» **YOUR TASK**
Pick out the lines below with "React" and list them.
— begin SUPPLIED MATERIAL —
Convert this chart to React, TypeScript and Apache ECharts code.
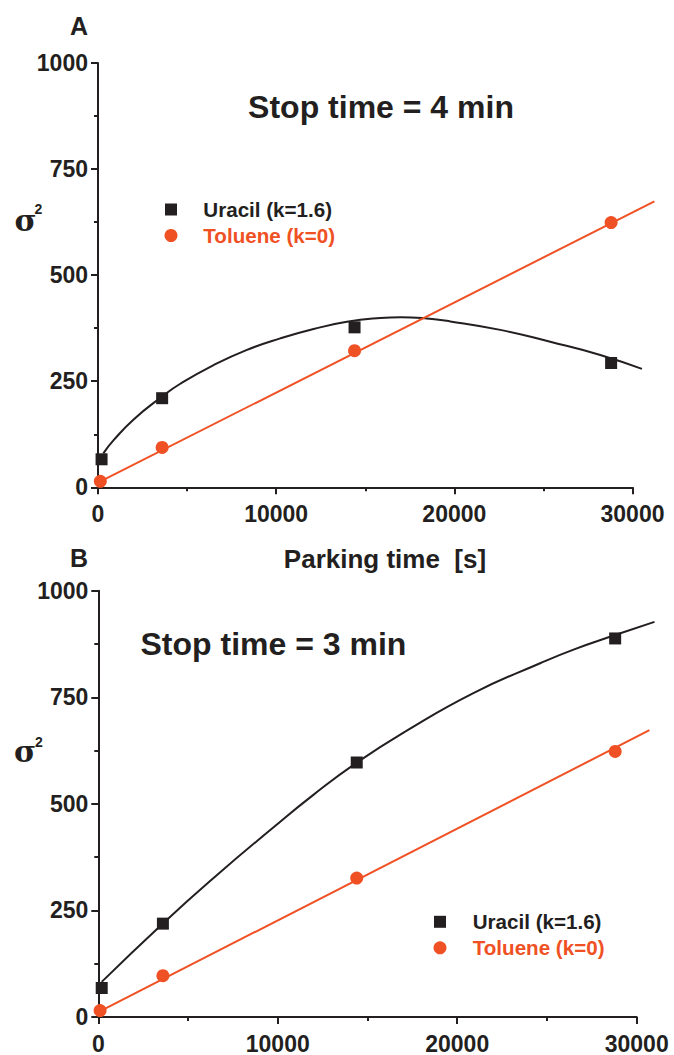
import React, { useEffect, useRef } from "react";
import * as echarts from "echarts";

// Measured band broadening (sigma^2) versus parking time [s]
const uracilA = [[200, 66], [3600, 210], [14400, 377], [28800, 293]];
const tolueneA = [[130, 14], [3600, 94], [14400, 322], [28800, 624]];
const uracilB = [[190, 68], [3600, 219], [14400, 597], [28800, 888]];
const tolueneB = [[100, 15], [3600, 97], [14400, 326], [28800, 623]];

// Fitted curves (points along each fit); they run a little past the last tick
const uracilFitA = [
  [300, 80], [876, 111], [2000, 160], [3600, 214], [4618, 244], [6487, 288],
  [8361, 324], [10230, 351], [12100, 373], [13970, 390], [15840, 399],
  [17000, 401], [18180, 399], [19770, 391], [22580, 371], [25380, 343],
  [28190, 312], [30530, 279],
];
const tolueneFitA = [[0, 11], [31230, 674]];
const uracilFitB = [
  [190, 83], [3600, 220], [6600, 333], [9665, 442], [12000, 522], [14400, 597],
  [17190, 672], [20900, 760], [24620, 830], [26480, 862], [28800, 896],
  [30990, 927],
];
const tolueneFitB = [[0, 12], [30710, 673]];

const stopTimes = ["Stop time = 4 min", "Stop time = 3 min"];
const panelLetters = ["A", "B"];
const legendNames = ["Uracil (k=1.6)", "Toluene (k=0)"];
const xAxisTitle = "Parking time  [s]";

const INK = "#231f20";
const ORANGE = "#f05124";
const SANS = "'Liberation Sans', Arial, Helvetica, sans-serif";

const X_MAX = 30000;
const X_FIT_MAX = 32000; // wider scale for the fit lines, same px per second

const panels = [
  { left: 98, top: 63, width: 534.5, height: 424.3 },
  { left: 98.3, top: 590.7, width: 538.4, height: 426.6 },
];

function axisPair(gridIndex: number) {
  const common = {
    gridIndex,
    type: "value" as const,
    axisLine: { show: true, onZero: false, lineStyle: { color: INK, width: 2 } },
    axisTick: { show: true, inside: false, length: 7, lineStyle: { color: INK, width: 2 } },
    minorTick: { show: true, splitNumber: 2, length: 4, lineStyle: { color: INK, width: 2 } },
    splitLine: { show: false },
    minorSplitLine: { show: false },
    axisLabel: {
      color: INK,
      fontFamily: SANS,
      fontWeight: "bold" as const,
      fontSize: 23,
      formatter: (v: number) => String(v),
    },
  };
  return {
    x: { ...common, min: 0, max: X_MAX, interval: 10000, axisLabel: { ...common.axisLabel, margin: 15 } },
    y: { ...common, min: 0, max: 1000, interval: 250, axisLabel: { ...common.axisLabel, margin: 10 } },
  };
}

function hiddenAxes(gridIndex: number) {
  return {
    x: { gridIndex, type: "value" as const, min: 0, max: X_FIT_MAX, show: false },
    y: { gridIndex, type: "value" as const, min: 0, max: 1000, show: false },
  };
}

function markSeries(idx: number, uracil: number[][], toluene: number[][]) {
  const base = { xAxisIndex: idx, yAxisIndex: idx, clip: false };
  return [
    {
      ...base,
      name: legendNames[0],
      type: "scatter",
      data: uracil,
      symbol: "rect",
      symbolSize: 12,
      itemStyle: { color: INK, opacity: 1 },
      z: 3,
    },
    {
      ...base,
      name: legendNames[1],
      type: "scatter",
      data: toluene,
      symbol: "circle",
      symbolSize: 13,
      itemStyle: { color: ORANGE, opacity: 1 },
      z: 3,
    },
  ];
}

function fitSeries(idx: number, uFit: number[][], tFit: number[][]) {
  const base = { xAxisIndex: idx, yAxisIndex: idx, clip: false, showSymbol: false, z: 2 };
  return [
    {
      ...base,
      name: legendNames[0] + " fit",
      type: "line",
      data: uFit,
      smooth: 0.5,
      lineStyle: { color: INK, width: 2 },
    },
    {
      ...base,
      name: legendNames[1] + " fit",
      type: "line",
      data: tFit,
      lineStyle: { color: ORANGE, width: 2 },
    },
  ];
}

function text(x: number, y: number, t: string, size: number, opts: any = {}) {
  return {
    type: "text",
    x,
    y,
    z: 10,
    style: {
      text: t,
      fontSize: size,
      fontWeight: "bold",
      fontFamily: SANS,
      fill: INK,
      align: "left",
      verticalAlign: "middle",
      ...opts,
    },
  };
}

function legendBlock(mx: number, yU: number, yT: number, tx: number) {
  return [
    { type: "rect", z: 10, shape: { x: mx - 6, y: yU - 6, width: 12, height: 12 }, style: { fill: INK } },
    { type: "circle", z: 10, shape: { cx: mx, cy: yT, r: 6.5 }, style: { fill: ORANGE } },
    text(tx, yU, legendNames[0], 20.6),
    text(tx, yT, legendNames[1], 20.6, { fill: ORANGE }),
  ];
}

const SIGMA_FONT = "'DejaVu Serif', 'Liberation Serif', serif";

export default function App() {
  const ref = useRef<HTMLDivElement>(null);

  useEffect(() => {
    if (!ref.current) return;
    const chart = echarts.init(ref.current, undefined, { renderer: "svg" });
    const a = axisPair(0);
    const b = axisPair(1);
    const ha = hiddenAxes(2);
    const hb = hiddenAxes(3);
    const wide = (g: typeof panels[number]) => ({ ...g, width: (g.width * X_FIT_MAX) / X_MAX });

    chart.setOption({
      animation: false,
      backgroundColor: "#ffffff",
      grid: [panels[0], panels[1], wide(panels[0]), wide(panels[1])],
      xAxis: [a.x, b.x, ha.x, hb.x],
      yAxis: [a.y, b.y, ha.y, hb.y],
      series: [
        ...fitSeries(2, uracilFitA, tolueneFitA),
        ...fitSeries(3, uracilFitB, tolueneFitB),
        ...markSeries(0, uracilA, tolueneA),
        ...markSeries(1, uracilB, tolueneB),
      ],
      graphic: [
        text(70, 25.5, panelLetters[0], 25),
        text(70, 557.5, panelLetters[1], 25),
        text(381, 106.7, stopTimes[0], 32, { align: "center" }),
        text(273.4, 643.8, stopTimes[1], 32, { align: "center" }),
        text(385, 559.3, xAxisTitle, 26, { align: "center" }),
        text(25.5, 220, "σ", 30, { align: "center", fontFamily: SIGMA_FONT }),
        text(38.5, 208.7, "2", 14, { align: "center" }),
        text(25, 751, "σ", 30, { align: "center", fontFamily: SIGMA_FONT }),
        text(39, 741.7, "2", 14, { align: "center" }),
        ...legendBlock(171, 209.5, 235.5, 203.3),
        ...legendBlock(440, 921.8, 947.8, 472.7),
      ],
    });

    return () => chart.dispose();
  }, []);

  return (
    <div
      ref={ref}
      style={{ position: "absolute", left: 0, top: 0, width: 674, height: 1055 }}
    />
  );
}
— end SUPPLIED MATERIAL —
» **WRITTEN SOLUTION**
Convert this chart to React, TypeScript and Apache ECharts code.
import React, { useEffect, useRef } from "react";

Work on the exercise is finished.